The percentage of contribution to the field which is calculated as
$percent contribution to the field (pc) = \frac{n_{s}}{N},$
where n_s is the number of publications of a given author in the selected subject, and N is the total number of publications by that author.
A statistical association test, based on the Z-score as described in the Methods Section.

We found correlation between the percentage of contribution to the field and the p-value calculated from the Z-score. However, both pc and Z-score were not correlated with the number of publications.

Another possible limitation is that many experts publish in journals that are not indexed in PubMed, and since we have used data extracted from PubMed, the ranking of subject experts may be incomplete.

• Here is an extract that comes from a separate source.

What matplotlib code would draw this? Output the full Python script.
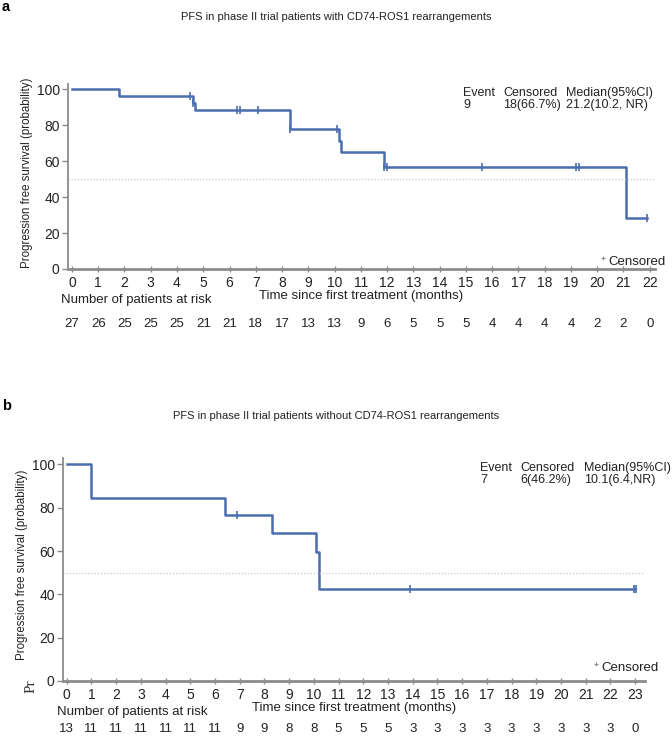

There are some Web services available for assigning MeSH terms to articles [12]. The integration of non-indexed journals will be done after verifying the credibility of sources.

The developed system is unique as it uses a purely objective measure to identify subject experts, the data used is peer-reviewed and reliable, and it allows the ranking of experts. For developing countries where resources for research are limited, developing such a system can improve the efficiency of research.

We are trying to improve the system by incorporating 1) graphical representation of co-author networks, 2) analysis tools for co-author networks, 3) clustering of affiliations to identify most probable affiliations, and 4) geographical mapping of expertise.